Seoul, Korea Selatan – Pada Selasa malam (3/12/2024), Presiden Korea Selatan Yoon Suk Yeol mengejutkan publik dengan mengumumkan darurat militer. Pengumuman itu disampaikan melalui pidato yang disiarkan langsung di televisi nasional.
Dalam pernyataannya, Yoon mengaku terpaksa mengambil langkah tersebut karena merasa oposisi melakukan tindakan yang dia sebut “anti-negara” dan bersimpati terhadap Korea Utara.
“Saya menyatakan darurat militer untuk melindungi Republik Korea dari ancaman pasukan komunis Korea Utara dan untuk membasmi elemen-elemen pro-Korea Utara yang mengancam negara,” ujar Yoon dalam pidatonya yang dikutip dari BBC.
Pengumuman ini langsung memicu respons cepat. Polisi memblokir akses ke gedung parlemen, sementara kendaraan militer berpatroli di ibu kota Seoul. Langkah ini menciptakan ketegangan besar di tengah masyarakat.
Krisis ini memicu aksi protes dari warga Korea Selatan yang turun ke jalan, menentang darurat militer. Di beberapa lokasi, termasuk di sekitar gedung parlemen, demonstran berhadapan langsung dengan aparat keamanan.
Sementara itu, Majelis Nasional Korea Selatan yang beranggotakan 300 orang bergerak cepat. Sekitar pukul 1 dini hari pada Rabu (4/12/2024), parlemen mengadakan sidang pleno darurat. Dalam sidang tersebut, mereka dengan suara bulat menyetujui resolusi untuk mencabut darurat militer.
Sebanyak 190 anggota parlemen yang hadir mendukung langkah ini. Ketua Majelis Nasional, Woo Won Shik, menyatakan bahwa keputusan Presiden Yoon “tidak sah” dan menegaskan bahwa parlemen akan “melindungi demokrasi bersama rakyat”.
Di bawah tekanan parlemen dan protes publik, Presiden Yoon akhirnya mencabut darurat militer pada Rabu pagi, sekitar pukul 4.30. Langkah ini disambut dengan kelegaan oleh masyarakat dan para anggota parlemen.
Laporan dari Associated Press (AP) menyebutkan bahwa setelah pencabutan darurat militer, personel polisi dan militer yang sebelumnya mengepung gedung parlemen mulai meninggalkan lokasi.
Keputusan Yoon Suk Yeol untuk memberlakukan dan mencabut darurat militer dalam waktu singkat memicu reaksi internasional.

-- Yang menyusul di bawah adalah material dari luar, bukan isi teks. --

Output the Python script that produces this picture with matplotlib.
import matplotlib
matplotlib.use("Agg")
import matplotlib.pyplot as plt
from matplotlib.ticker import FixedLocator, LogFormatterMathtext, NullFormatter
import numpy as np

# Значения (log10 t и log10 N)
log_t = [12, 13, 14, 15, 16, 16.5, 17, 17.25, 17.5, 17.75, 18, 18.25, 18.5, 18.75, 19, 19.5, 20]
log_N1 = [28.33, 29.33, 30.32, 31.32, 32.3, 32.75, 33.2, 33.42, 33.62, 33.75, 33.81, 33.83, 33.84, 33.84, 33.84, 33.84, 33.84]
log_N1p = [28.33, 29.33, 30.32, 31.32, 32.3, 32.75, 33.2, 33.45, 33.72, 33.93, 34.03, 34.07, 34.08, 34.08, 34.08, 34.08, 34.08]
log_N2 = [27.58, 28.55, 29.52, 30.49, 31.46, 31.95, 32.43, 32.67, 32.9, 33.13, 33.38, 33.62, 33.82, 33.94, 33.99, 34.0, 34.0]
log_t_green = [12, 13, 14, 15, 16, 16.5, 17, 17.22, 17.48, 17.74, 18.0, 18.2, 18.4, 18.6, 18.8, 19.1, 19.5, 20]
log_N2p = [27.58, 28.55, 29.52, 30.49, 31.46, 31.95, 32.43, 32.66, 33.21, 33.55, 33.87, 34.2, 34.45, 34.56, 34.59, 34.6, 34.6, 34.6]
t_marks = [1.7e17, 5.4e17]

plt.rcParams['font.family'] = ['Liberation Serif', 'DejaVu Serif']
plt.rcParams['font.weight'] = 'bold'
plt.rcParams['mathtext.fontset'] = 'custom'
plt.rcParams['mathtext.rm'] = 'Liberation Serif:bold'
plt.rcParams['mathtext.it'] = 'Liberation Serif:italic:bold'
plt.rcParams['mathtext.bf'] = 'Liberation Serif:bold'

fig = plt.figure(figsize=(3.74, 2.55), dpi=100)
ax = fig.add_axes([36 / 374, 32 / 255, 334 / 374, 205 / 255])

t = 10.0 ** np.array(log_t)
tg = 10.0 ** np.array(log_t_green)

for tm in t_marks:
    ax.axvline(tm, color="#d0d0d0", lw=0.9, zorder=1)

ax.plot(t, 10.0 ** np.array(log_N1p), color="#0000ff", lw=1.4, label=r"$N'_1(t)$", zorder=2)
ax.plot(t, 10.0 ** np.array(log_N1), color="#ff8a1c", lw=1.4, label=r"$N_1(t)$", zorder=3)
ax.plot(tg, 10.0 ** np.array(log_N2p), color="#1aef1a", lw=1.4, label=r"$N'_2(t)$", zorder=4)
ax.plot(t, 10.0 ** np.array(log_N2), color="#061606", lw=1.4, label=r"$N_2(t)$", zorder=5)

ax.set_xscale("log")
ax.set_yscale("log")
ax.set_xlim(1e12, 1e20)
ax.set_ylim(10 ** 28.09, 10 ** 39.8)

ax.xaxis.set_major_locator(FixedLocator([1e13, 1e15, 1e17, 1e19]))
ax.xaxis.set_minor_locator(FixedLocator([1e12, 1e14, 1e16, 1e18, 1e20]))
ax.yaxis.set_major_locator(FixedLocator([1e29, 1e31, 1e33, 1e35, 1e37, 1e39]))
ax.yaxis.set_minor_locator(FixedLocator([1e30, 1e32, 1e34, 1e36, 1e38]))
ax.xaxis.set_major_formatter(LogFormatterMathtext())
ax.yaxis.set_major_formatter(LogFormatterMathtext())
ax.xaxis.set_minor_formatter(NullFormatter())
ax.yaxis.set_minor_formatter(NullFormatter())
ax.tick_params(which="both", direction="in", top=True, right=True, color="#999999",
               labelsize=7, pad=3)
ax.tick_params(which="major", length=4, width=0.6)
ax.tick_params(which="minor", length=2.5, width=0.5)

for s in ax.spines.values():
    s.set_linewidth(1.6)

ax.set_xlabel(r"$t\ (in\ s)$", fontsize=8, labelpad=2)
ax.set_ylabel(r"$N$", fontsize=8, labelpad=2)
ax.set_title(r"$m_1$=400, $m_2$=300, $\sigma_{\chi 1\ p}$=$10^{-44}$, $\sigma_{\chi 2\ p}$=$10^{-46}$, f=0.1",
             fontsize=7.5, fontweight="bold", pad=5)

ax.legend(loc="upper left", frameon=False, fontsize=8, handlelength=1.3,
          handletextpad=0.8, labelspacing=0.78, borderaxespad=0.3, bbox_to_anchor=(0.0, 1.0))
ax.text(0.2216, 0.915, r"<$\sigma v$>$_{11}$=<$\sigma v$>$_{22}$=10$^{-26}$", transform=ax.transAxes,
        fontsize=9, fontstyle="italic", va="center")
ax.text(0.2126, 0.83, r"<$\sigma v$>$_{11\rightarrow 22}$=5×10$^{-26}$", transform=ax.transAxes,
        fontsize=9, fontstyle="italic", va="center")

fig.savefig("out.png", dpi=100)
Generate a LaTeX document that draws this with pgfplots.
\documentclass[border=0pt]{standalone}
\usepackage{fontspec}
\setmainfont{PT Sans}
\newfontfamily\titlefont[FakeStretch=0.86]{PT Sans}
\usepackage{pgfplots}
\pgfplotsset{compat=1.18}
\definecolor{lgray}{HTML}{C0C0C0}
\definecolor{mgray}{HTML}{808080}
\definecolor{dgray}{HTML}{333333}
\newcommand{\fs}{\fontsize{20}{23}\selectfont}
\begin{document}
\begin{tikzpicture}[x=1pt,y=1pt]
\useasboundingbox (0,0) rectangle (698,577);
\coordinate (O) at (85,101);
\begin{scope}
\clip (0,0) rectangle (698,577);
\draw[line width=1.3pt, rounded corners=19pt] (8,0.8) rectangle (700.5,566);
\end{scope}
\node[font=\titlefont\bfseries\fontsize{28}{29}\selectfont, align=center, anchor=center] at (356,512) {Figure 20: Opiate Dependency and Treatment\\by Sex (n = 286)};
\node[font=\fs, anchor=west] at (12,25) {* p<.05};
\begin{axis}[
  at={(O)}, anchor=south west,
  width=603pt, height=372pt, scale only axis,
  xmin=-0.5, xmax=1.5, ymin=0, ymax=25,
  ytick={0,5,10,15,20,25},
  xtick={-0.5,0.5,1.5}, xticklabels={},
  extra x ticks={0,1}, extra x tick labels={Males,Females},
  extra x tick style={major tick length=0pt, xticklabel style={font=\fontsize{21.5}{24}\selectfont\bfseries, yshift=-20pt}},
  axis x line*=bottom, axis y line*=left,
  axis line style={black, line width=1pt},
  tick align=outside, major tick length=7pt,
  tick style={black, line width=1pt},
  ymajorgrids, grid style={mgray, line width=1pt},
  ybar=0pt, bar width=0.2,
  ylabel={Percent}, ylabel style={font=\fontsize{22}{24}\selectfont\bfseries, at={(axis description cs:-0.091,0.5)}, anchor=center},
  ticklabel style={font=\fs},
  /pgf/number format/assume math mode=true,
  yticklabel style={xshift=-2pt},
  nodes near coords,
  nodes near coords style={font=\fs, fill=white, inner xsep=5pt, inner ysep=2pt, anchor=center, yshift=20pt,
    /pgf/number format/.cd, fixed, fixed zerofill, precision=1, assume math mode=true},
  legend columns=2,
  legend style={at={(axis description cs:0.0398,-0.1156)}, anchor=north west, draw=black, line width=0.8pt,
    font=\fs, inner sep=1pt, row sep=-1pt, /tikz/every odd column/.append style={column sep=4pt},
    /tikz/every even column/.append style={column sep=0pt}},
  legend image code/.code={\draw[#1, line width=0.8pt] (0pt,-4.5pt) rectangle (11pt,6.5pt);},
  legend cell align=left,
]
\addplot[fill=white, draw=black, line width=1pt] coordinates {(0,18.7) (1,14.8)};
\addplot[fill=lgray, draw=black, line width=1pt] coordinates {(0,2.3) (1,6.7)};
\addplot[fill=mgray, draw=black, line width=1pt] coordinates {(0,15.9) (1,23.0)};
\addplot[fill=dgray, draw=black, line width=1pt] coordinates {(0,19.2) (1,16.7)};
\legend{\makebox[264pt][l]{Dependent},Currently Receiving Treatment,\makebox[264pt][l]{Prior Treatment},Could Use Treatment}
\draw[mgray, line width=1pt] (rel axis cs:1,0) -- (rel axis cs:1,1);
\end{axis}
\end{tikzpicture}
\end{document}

Banyak pihak menyoroti situasi ini sebagai ujian bagi stabilitas demokrasi di Korea Selatan.
Dengan berakhirnya krisis ini, perhatian kini beralih pada bagaimana pemerintahan Yoon akan memulihkan kepercayaan publik dan memastikan stabilitas politik di tengah ancaman dari Korea Utara.
Krisis darurat militer di Korea Selatan menjadi peringatan serius tentang pentingnya menjaga keseimbangan antara kekuasaan eksekutif dan demokrasi. Respons cepat dari parlemen dan protes warga menjadi bukti bahwa demokrasi di Negeri Ginseng tetap hidup meski berada di bawah tekanan besar.